“Terra Bruciata”: orrore e speranza – Emiliano Monge al Salone del Libro di Torino
Per celebrare la lingua ospite del Salone Internazionale del Libro di Torino – lo spagnolo – si sono susseguiti interessanti incontri con apprezzati scrittori contemporanei, che stanno lasciando un segno del loro passaggio nella letteratura. Giordano Meacci ha moderato l’incontro con Emiliano Monge nella Sala de los Lectorores per parlare del lavoro dell’autore messicano “Terra bruciata” (2017, pp.320, euro 19,50) edito da La Nuova Frontiera. Monge racconta i tempi e i luoghi con uno stile cangiante, ma sempre facilmente riconoscibile, riuscendo sempre a mantenere una voce propria pur fondendo tra le sue parole i classici della letteratura, pensiamo ad esempio a T. S. Eliot, ci suggerisce Meacci.

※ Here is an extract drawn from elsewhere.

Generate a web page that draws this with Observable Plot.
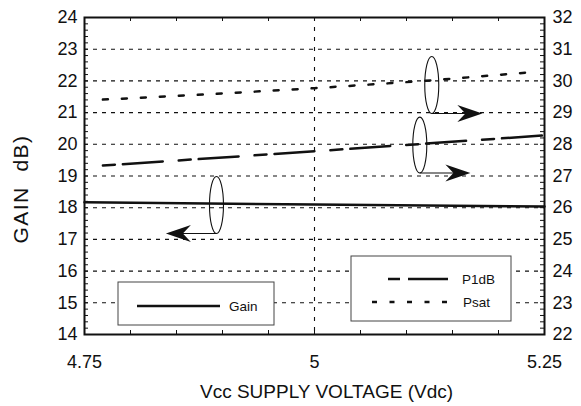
<!DOCTYPE html>
<html><head><meta charset="utf-8">
<script src="https://cdn.jsdelivr.net/npm/d3@7"></script>
<script src="https://cdn.jsdelivr.net/npm/@observablehq/plot@0.6"></script>
<style>
html,body{margin:0;padding:0;background:#fff;}
#chart svg text{white-space:pre;}
</style></head><body><div id="chart"></div>
<script>
// ---- data ----
const voltageTicks = [4.75, 5, 5.25];
const gainTicks = d3.range(14, 25);      // left axis (GAIN dB)
const powerTicks = d3.range(22, 33);     // right axis (dBm)
const gainX = [4.75, 5.0, 5.25];
const gainDb = [18.17, 18.10, 18.04];
const p1dbX = [4.77, 5.0, 5.25];
const p1dbDbm = [27.33, 27.78, 28.28];
const psatX = [4.77, 4.88, 5.0, 5.12, 5.23];
const psatDbm = [29.41, 29.57, 29.77, 30.0, 30.26];
const seriesNames = ["Gain", "P1dB", "Psat"];
const calloutX = [4.894, 5.115, 5.128];
const calloutY = [18.07, 27.96, 29.855];
const calloutTipX = [4.839, 5.170, 5.183];
const calloutHalf = [0.9, 0.88, 0.9];
const xTitle = "Vcc SUPPLY VOLTAGE (Vdc)";
const yTitle = "GAIN  dB)";

// ---- setup ----
const axisOffset = powerTicks[0] - gainTicks[0];
const font = '"Liberation Sans", Arial, Helvetica, sans-serif';
const ink = "#111";
const gainData = gainX.map((x, i) => ({x, y: gainDb[i]}));
const p1dbData = p1dbX.map((x, i) => ({x, y: p1dbDbm[i] - axisOffset}));
const psatData = psatX.map((x, i) => ({x, y: psatDbm[i] - axisOffset}));
const minorY = d3.range(0, 51).map(i => 14 + i * 0.2);
const minorX = d3.range(0, 11).map(i => 4.75 + i * 0.05);
const W = 581, H = 406, ML = 84, MR = 37, MT = 17, MB = 72;
const innerW = W - ML - MR, innerH = H - MT - MB;

function callouts(index, scales) {
  const g = d3.create("svg:g");
  const {x, y} = scales;
  seriesNames.forEach((s, i) => {
    const cy = i === 0 ? calloutY[i] : calloutY[i] - axisOffset;
    const px = x(calloutX[i]), py = y(cy);
    const ry = y(cy - calloutHalf[i]) - py;
    g.append("ellipse").attr("cx", px).attr("cy", py).attr("rx", 7).attr("ry", ry)
      .attr("fill", "none").attr("stroke", ink).attr("stroke-width", 1.1);
    const y0 = py + ry;
    const tx = x(calloutTipX[i]);
    const dir = tx > px ? 1 : -1;
    const L = 25, w = 8.5;
    g.append("line").attr("x1", px).attr("y1", y0).attr("x2", tx - dir * L * 0.6).attr("y2", y0)
      .attr("stroke", ink).attr("stroke-width", 1.1);
    g.append("path")
      .attr("d", `M${tx},${y0} L${tx - dir * L},${y0 - w} L${tx - dir * L * 0.68},${y0} L${tx - dir * L},${y0 + w} Z`)
      .attr("fill", ink);
  });
  return g.node();
}

function legends(index, scales, values, dims) {
  const g = d3.create("svg:g").attr("font-family", font).attr("font-size", 13.5)
    .attr("fill", ink).attr("text-anchor", "start");
  const L = dims.marginLeft, T = dims.marginTop;
  // Gain box
  g.append("rect").attr("x", L + 34).attr("y", T + 265).attr("width", 156).attr("height", 43)
    .attr("fill", "#fff").attr("stroke", "#444").attr("stroke-width", 1);
  g.append("line").attr("x1", L + 53).attr("x2", L + 136).attr("y1", T + 289).attr("y2", T + 289)
    .attr("stroke", ink).attr("stroke-width", 2.5);
  g.append("text").attr("x", L + 145).attr("y", T + 289).attr("dy", "0.35em").text(seriesNames[0]);
  // P1dB / Psat box
  g.append("rect").attr("x", L + 267).attr("y", T + 239).attr("width", 160).attr("height", 65)
    .attr("fill", "#fff").attr("stroke", "#444").attr("stroke-width", 1);
  g.append("line").attr("x1", L + 304).attr("x2", L + 364).attr("y1", T + 262).attr("y2", T + 262)
    .attr("stroke", ink).attr("stroke-width", 2.5).attr("stroke-dasharray", "12,8,40,16");
  g.append("text").attr("x", L + 378).attr("y", T + 262).attr("dy", "0.35em").text(seriesNames[1]);
  g.append("line").attr("x1", L + 288).attr("x2", L + 371).attr("y1", T + 285).attr("y2", T + 285)
    .attr("stroke", ink).attr("stroke-width", 2.5).attr("stroke-dasharray", "5,12.5");
  g.append("text").attr("x", L + 379).attr("y", T + 285).attr("dy", "0.35em").text(seriesNames[2]);
  return g.node();
}

const chart = Plot.plot({
  width: W, height: H,
  marginLeft: ML, marginRight: MR, marginTop: MT, marginBottom: MB,
  style: {fontFamily: font, background: "#fff", color: ink, overflow: "visible"},
  x: {domain: [voltageTicks[0], voltageTicks[voltageTicks.length - 1]]},
  y: {domain: [gainTicks[0], gainTicks[gainTicks.length - 1]]},
  marks: [
    Plot.ruleY(gainTicks.slice(1, -1), {stroke: ink, strokeWidth: 1.1, strokeDasharray: "4,5"}),
    Plot.ruleX([voltageTicks[1]], {stroke: ink, strokeWidth: 1.1, strokeDasharray: "4,6"}),
    legends,
    Plot.tickY(minorY, {y: d => d, insetRight: innerW - 4, stroke: ink, strokeWidth: 1}),
    Plot.tickY(minorY, {y: d => d, insetLeft: innerW - 4, stroke: ink, strokeWidth: 1}),
    Plot.tickX(minorX, {x: d => d, insetBottom: innerH - 4, stroke: ink, strokeWidth: 1}),
    Plot.tickX(minorX, {x: d => d, insetTop: innerH - 4, stroke: ink, strokeWidth: 1}),
    Plot.line(gainData, {x: "x", y: "y", stroke: ink, strokeWidth: 2.5}),
    Plot.line(p1dbData, {x: "x", y: "y", stroke: ink, strokeWidth: 2.5, strokeDasharray: "12,8,40,16"}),
    Plot.line(psatData, {x: "x", y: "y", stroke: ink, strokeWidth: 2.5, strokeDasharray: "5,14"}),
    callouts,
    Plot.axisY(gainTicks, {anchor: "left", tickSize: 0, tickPadding: 7, fontSize: 18, label: null}),
    Plot.axisY(gainTicks, {anchor: "right", tickSize: 0, tickPadding: 8, fontSize: 18, label: null,
      tickFormat: d => String(d + axisOffset)}),
    Plot.axisX(voltageTicks, {anchor: "bottom", tickSize: 0, tickPadding: 21, fontSize: 18, label: null,
      tickFormat: d => String(d)}),
    Plot.text([xTitle], {text: d => d, frameAnchor: "bottom", textAnchor: "middle", dy: 57, dx: 12,
      fontSize: 19, lineAnchor: "middle"}),
    Plot.text([yTitle], {text: d => d, frameAnchor: "left", textAnchor: "middle", rotate: -90,
      dx: -63, dy: 13, fontSize: 21, lineAnchor: "middle"}),
    Plot.frame({stroke: ink, strokeWidth: 2})
  ]
});
d3.select(chart).selectAll("text").filter(function() { return this.textContent === yTitle; })
  .style("letter-spacing", "1.5px");
document.getElementById("chart").appendChild(chart);
</script></body></html>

“Terra bruciata” – vincitore di uno dei più importanti riconoscimenti letterari del Sud America, il premio Elena Poniatowska – è un libro spietato sul fenomeno della tratta degli schiavi moderna. Le parole di Monge non giudicano i carnefici, perché – sostiene l’autore – può sempre arrivare il momento in cui tutti noi potremmo diventare come loro: Epitaffio e Stele sono a capo di questo orrore, guidati dalle loro ossessioni e insoddisfazioni.
Esiste un’aurea maligna incastonata nella struttura narrativa, che troviamo divisa in tanti tempi interrotti, con un perenne riferimento all’informazione: il risultato è un purgatorio senza speranza. Per tutto il racconto, torna la memoria del passato. Siamo abituati a pensare che sia l’immaginazione a nutrire la vita, ma anche la memoria fa lo stesso, ci ricorda Emiliano Monge: l’immaginazione quando fa il secondo giro diventa memoria, è in questo modo che si dà senso alla verosimiglianza e alla verità, scoprendo quella solitudine che necessita sempre e inevitabilmente di un barlume di speranza.